A photograph of a person in a sand dune during a reenactment of the Vietnam War.
A photograph of a person in a sand dune during a reenactment of the Vietnam War.

“SNIPER II,” FROM SMALL WARS, 1999–2002 • AN-MY LÊ

Utilizing strategies and visual cues from documentary photography, An-My Lê’s “Sniper II” plays with our notion of fact and fiction in image creation. Although the scene is from a contemporary Vietnam War reenactment staged in Virginia, Lê utilizes the standard film and formatting of photojournalism of the 1950’s–70’s to lead the viewer to accept the photograph as a truthful document of war. In addition to providing a stunning portal into how the coastal landscape of Virginia can be conflated and entangled with the foliage and fraught histories of Vietnam, this image also serves as an excellent example of how choices in film size, stock, and presentation can contribute to the concept of a body of work.
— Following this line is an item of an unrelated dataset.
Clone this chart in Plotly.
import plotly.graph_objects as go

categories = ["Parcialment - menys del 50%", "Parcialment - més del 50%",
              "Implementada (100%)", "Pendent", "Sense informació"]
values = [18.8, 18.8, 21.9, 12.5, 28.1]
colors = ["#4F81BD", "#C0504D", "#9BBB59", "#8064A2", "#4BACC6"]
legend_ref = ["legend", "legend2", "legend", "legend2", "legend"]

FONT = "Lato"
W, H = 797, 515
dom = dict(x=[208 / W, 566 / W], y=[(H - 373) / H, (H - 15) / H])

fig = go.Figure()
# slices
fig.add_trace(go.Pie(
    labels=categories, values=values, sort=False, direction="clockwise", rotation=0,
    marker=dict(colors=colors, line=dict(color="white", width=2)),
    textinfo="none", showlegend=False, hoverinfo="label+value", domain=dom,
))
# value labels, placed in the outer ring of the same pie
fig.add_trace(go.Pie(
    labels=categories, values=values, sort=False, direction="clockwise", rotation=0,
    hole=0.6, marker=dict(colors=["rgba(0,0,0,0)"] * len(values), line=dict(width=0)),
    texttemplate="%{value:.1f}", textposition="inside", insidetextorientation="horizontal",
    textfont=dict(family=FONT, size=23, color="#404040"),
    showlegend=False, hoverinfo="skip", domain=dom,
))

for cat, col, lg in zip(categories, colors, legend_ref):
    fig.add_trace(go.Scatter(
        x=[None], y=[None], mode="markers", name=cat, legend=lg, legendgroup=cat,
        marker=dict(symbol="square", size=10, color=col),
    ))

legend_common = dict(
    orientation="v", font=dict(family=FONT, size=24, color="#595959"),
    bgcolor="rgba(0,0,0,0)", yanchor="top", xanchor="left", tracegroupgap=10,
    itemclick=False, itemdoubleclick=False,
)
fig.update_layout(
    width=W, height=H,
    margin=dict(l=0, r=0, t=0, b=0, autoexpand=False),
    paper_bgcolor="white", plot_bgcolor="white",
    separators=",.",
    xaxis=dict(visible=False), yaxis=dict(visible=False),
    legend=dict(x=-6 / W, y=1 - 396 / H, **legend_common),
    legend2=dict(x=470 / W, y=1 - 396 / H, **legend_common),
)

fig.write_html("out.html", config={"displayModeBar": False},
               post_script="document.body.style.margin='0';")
—Brittany Nelson, associate professor of photography and extended media

“COUPLE IN RACCOON COATS,” 1932 • JAMES VAN DER ZEE

A photograph of two people in an old car wearing fur coats.

James Van Der Zee was the leading portrait photographer of the Harlem Renaissance, the epicenter of African American culture in the 1920s and 1930s. As a professor of American literature and culture, I have long found this image quite useful to share with students so they can recognize the class diversity in the community of Harlem in those decades that extends beyond the stereotype of the struggling writer/artist/musician.

  In this photo, Van Der Zee has captured a couple deeply comfortable in their material success, signaled not so subtly through their raccoon coats and shiny Cadillac. That this couple chose to have their portrait taken out in the open and not in Van Der Zee’s studio suggests that they wanted to emphasize these symbols of conspicuous consumption. And why not? They look fabulous!